GIVEN TASK :: Set down the data below without change, skipping the pictures it holds.
[START]
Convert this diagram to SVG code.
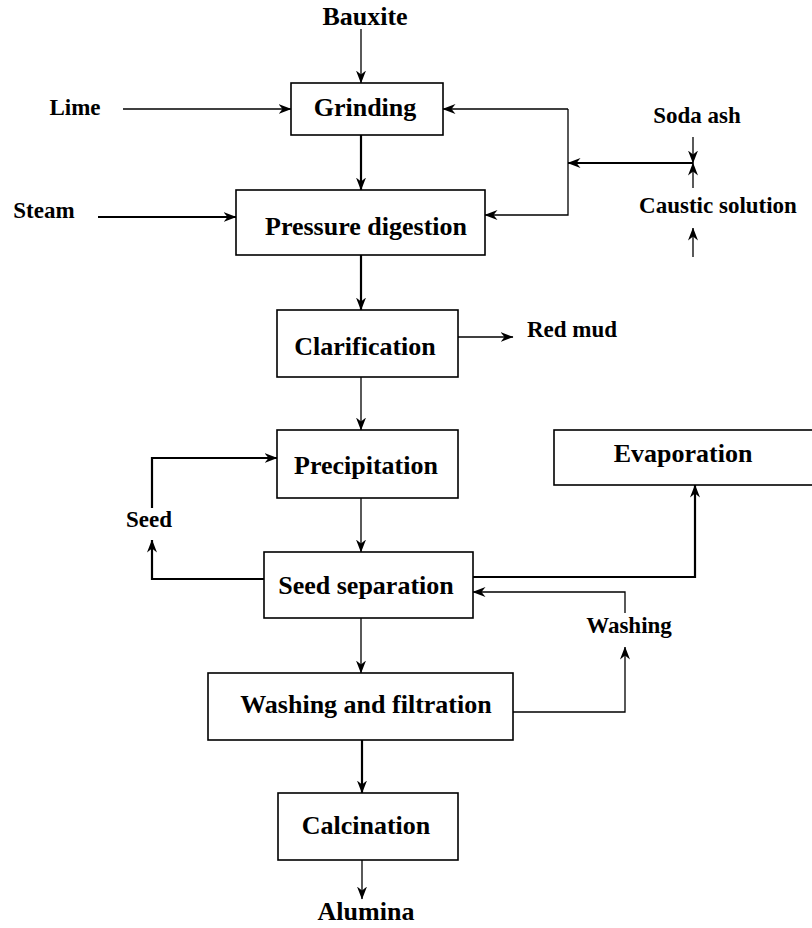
<svg xmlns="http://www.w3.org/2000/svg" width="812" height="928" viewBox="0 0 812 928">
<style>
.box{fill:#fff;stroke:#000;stroke-width:1.6}
.t{font-family:"Liberation Serif","Times New Roman",serif;font-weight:bold;font-size:26px;text-anchor:middle;fill:#000}
.s{font-family:"Liberation Serif","Times New Roman",serif;font-weight:bold;font-size:23px;text-anchor:middle;fill:#000}
.c{fill:none;stroke:#000;stroke-width:1.3}
.k{fill:none;stroke:#000;stroke-width:2.2}
</style>
<defs>
<marker id="a" viewBox="0 0 13 11" refX="12.5" refY="5.5" markerWidth="13" markerHeight="11" markerUnits="userSpaceOnUse" orient="auto">
<path d="M0,0.5 L13,5.5 L0,10.5 L4,5.5 z" fill="#000"/>
</marker>
</defs>
<rect width="812" height="928" fill="#fff"/>
<g id="connectors">
<path class="c" d="M361,29 V83" marker-end="url(#a)"/>
<path class="c" d="M123,109 H291" marker-end="url(#a)"/>
<path class="k" d="M98,217 H236" marker-end="url(#a)"/>
<path class="k" d="M361,135 V190" marker-end="url(#a)"/>
<path class="c" d="M568,109 H443" marker-end="url(#a)"/>
<path class="c" d="M568,109 V215 H485" marker-end="url(#a)"/>
<path class="k" d="M693,163 H568" marker-end="url(#a)"/>
<path class="c" d="M693,137 V163" marker-end="url(#a)"/>
<path class="c" d="M693,188 V163" marker-end="url(#a)"/>
<path class="c" d="M693,257 V228" marker-end="url(#a)"/>
<path class="k" d="M361,255 V310" marker-end="url(#a)"/>
<path class="c" d="M458,337 H513" marker-end="url(#a)"/>
<path class="c" d="M361,377 V430" marker-end="url(#a)"/>
<path class="k" d="M152,508 V458 H277" marker-end="url(#a)"/>
<path class="k" d="M264,579 H152 V540" marker-end="url(#a)"/>
<path class="c" d="M361,498 V552" marker-end="url(#a)"/>
<path class="k" d="M473,577 H695 V485" marker-end="url(#a)"/>
<path class="c" d="M625,613 V592 H473" marker-end="url(#a)"/>
<path class="c" d="M513,712 H625 V647" marker-end="url(#a)"/>
<path class="c" d="M361,618 V673" marker-end="url(#a)"/>
<path class="k" d="M362,740 V793" marker-end="url(#a)"/>
<path class="c" d="M362,860 V899" marker-end="url(#a)"/>
</g>
<g id="labels">
<text class="t" x="365" y="25">Bauxite</text>
<text class="s" x="75" y="115">Lime</text>
<text class="s" x="44" y="218">Steam</text>
<text class="s" x="697" y="123">Soda ash</text>
<text class="s" x="718" y="213">Caustic solution</text>
<text class="s" x="572" y="337">Red mud</text>
<text class="s" x="149" y="527">Seed</text>
<text class="s" x="629" y="633">Washing</text>
<text class="t" x="366" y="920">Alumina</text>
</g>
<g id="grinding"><rect class="box" x="291" y="83" width="152" height="52"/><text class="t" x="365" y="116">Grinding</text></g>
<g id="pressure-digestion"><rect class="box" x="236" y="190" width="249" height="65"/><text class="t" x="366" y="235">Pressure digestion</text></g>
<g id="clarification"><rect class="box" x="277" y="310" width="181" height="67"/><text class="t" x="365" y="355">Clarification</text></g>
<g id="precipitation"><rect class="box" x="277" y="430" width="181" height="68"/><text class="t" x="366" y="474">Precipitation</text></g>
<g id="evaporation"><rect class="box" x="554" y="430" width="262" height="55"/><text class="t" x="683" y="462">Evaporation</text></g>
<g id="seed-separation"><rect class="box" x="264" y="552" width="209" height="66"/><text class="t" x="366" y="594">Seed separation</text></g>
<g id="washing-filtration"><rect class="box" x="208" y="673" width="305" height="67"/><text class="t" x="366" y="713">Washing and filtration</text></g>
<g id="calcination"><rect class="box" x="278" y="793" width="180" height="67"/><text class="t" x="366" y="834">Calcination</text></g>
</svg>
[END]
WORKED ANSWER ::
Convert this diagram to SVG code.
<svg xmlns="http://www.w3.org/2000/svg" width="812" height="928" viewBox="0 0 812 928">
<style>
.box{fill:#fff;stroke:#000;stroke-width:1.6}
.t{font-family:"Liberation Serif","Times New Roman",serif;font-weight:bold;font-size:26px;text-anchor:middle;fill:#000}
.s{font-family:"Liberation Serif","Times New Roman",serif;font-weight:bold;font-size:23px;text-anchor:middle;fill:#000}
.c{fill:none;stroke:#000;stroke-width:1.3}
.k{fill:none;stroke:#000;stroke-width:2.2}
</style>
<defs>
<marker id="a" viewBox="0 0 13 11" refX="12.5" refY="5.5" markerWidth="13" markerHeight="11" markerUnits="userSpaceOnUse" orient="auto">
<path d="M0,0.5 L13,5.5 L0,10.5 L4,5.5 z" fill="#000"/>
</marker>
</defs>
<rect width="812" height="928" fill="#fff"/>
<g id="connectors">
<path class="c" d="M361,29 V83" marker-end="url(#a)"/>
<path class="c" d="M123,109 H291" marker-end="url(#a)"/>
<path class="k" d="M98,217 H236" marker-end="url(#a)"/>
<path class="k" d="M361,135 V190" marker-end="url(#a)"/>
<path class="c" d="M568,109 H443" marker-end="url(#a)"/>
<path class="c" d="M568,109 V215 H485" marker-end="url(#a)"/>
<path class="k" d="M693,163 H568" marker-end="url(#a)"/>
<path class="c" d="M693,137 V163" marker-end="url(#a)"/>
<path class="c" d="M693,188 V163" marker-end="url(#a)"/>
<path class="c" d="M693,257 V228" marker-end="url(#a)"/>
<path class="k" d="M361,255 V310" marker-end="url(#a)"/>
<path class="c" d="M458,337 H513" marker-end="url(#a)"/>
<path class="c" d="M361,377 V430" marker-end="url(#a)"/>
<path class="k" d="M152,508 V458 H277" marker-end="url(#a)"/>
<path class="k" d="M264,579 H152 V540" marker-end="url(#a)"/>
<path class="c" d="M361,498 V552" marker-end="url(#a)"/>
<path class="k" d="M473,577 H695 V485" marker-end="url(#a)"/>
<path class="c" d="M625,613 V592 H473" marker-end="url(#a)"/>
<path class="c" d="M513,712 H625 V647" marker-end="url(#a)"/>
<path class="c" d="M361,618 V673" marker-end="url(#a)"/>
<path class="k" d="M362,740 V793" marker-end="url(#a)"/>
<path class="c" d="M362,860 V899" marker-end="url(#a)"/>
</g>
<g id="labels">
<text class="t" x="365" y="25">Bauxite</text>
<text class="s" x="75" y="115">Lime</text>
<text class="s" x="44" y="218">Steam</text>
<text class="s" x="697" y="123">Soda ash</text>
<text class="s" x="718" y="213">Caustic solution</text>
<text class="s" x="572" y="337">Red mud</text>
<text class="s" x="149" y="527">Seed</text>
<text class="s" x="629" y="633">Washing</text>
<text class="t" x="366" y="920">Alumina</text>
</g>
<g id="grinding"><rect class="box" x="291" y="83" width="152" height="52"/><text class="t" x="365" y="116">Grinding</text></g>
<g id="pressure-digestion"><rect class="box" x="236" y="190" width="249" height="65"/><text class="t" x="366" y="235">Pressure digestion</text></g>
<g id="clarification"><rect class="box" x="277" y="310" width="181" height="67"/><text class="t" x="365" y="355">Clarification</text></g>
<g id="precipitation"><rect class="box" x="277" y="430" width="181" height="68"/><text class="t" x="366" y="474">Precipitation</text></g>
<g id="evaporation"><rect class="box" x="554" y="430" width="262" height="55"/><text class="t" x="683" y="462">Evaporation</text></g>
<g id="seed-separation"><rect class="box" x="264" y="552" width="209" height="66"/><text class="t" x="366" y="594">Seed separation</text></g>
<g id="washing-filtration"><rect class="box" x="208" y="673" width="305" height="67"/><text class="t" x="366" y="713">Washing and filtration</text></g>
<g id="calcination"><rect class="box" x="278" y="793" width="180" height="67"/><text class="t" x="366" y="834">Calcination</text></g>
</svg>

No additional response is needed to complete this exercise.